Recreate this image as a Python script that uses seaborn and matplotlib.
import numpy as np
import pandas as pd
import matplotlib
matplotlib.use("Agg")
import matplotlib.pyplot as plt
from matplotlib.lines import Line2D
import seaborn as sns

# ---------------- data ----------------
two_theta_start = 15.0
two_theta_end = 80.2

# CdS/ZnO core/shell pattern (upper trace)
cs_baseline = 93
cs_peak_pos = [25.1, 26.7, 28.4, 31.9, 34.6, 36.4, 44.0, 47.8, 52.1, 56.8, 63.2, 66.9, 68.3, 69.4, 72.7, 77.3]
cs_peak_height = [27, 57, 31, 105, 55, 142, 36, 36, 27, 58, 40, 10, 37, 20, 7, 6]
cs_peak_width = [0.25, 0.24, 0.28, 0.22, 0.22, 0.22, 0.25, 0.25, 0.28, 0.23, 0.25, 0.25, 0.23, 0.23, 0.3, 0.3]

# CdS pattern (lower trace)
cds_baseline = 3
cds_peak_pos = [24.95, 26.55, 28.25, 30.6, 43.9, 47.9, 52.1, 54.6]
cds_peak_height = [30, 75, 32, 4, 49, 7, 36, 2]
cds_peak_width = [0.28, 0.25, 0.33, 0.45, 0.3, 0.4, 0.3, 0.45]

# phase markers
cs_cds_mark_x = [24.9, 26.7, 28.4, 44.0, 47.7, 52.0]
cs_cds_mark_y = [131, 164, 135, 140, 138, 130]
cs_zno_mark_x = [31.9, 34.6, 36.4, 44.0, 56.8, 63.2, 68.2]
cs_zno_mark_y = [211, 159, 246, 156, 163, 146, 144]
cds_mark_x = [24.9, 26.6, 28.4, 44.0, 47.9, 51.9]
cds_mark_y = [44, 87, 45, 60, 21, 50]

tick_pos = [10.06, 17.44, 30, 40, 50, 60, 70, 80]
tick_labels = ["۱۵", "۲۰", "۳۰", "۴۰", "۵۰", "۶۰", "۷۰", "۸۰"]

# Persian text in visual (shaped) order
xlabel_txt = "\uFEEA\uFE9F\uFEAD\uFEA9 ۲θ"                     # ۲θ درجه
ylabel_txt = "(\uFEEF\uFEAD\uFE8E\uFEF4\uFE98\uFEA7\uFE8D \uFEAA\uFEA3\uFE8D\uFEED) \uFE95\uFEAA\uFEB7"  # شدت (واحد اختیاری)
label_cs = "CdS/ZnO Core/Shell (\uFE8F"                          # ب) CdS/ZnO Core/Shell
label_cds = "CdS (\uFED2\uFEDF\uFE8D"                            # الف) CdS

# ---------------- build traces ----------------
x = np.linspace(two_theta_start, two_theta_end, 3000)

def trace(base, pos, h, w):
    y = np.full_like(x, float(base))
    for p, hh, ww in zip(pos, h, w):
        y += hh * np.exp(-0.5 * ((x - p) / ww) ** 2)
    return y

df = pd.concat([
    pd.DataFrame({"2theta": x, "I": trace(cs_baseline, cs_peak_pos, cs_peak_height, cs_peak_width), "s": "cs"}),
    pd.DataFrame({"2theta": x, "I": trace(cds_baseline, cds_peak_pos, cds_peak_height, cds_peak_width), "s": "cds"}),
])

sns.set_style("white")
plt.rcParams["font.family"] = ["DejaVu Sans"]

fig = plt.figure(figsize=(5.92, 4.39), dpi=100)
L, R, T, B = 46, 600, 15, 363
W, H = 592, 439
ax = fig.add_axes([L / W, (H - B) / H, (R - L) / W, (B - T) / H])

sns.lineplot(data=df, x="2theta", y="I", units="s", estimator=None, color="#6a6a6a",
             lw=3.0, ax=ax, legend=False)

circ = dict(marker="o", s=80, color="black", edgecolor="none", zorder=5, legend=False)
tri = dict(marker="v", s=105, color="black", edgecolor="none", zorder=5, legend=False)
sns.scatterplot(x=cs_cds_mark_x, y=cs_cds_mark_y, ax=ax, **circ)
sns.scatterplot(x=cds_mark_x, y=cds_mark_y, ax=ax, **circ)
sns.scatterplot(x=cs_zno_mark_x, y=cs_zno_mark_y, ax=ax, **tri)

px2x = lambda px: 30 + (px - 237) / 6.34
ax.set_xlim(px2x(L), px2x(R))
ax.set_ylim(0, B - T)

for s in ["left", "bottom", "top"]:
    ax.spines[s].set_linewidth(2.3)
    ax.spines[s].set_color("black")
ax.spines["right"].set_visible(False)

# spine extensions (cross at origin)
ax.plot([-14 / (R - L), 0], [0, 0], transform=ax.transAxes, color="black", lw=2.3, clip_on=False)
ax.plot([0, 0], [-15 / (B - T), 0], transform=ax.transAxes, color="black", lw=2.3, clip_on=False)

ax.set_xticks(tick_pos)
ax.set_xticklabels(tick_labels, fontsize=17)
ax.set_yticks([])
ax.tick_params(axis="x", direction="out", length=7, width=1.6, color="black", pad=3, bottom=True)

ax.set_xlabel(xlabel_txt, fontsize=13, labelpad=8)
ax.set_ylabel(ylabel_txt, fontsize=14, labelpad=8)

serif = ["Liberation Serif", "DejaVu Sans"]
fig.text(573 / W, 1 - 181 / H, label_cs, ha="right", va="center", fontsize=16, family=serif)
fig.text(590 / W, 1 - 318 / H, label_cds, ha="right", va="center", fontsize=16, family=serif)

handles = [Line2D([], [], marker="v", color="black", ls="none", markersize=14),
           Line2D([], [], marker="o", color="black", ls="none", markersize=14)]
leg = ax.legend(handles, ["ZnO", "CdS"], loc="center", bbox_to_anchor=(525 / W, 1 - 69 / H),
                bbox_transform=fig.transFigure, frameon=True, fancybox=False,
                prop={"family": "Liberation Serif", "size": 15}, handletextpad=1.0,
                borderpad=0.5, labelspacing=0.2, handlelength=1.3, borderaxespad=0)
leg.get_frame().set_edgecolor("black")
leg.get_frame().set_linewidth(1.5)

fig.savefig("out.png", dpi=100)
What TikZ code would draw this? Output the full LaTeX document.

****

Objective >>
Exact reproduction is required: output the lines from the start of the entries above through the line with "cds_peak_width = [0.28, 0.25, 0.33, 0.45, 0.3, 0.4, 0.3, 0.45]".

Right answer >>
Recreate this image as a Python script that uses seaborn and matplotlib.
import numpy as np
import pandas as pd
import matplotlib
matplotlib.use("Agg")
import matplotlib.pyplot as plt
from matplotlib.lines import Line2D
import seaborn as sns

# ---------------- data ----------------
two_theta_start = 15.0
two_theta_end = 80.2

# CdS/ZnO core/shell pattern (upper trace)
cs_baseline = 93
cs_peak_pos = [25.1, 26.7, 28.4, 31.9, 34.6, 36.4, 44.0, 47.8, 52.1, 56.8, 63.2, 66.9, 68.3, 69.4, 72.7, 77.3]
cs_peak_height = [27, 57, 31, 105, 55, 142, 36, 36, 27, 58, 40, 10, 37, 20, 7, 6]
cs_peak_width = [0.25, 0.24, 0.28, 0.22, 0.22, 0.22, 0.25, 0.25, 0.28, 0.23, 0.25, 0.25, 0.23, 0.23, 0.3, 0.3]

# CdS pattern (lower trace)
cds_baseline = 3
cds_peak_pos = [24.95, 26.55, 28.25, 30.6, 43.9, 47.9, 52.1, 54.6]
cds_peak_height = [30, 75, 32, 4, 49, 7, 36, 2]
cds_peak_width = [0.28, 0.25, 0.33, 0.45, 0.3, 0.4, 0.3, 0.45]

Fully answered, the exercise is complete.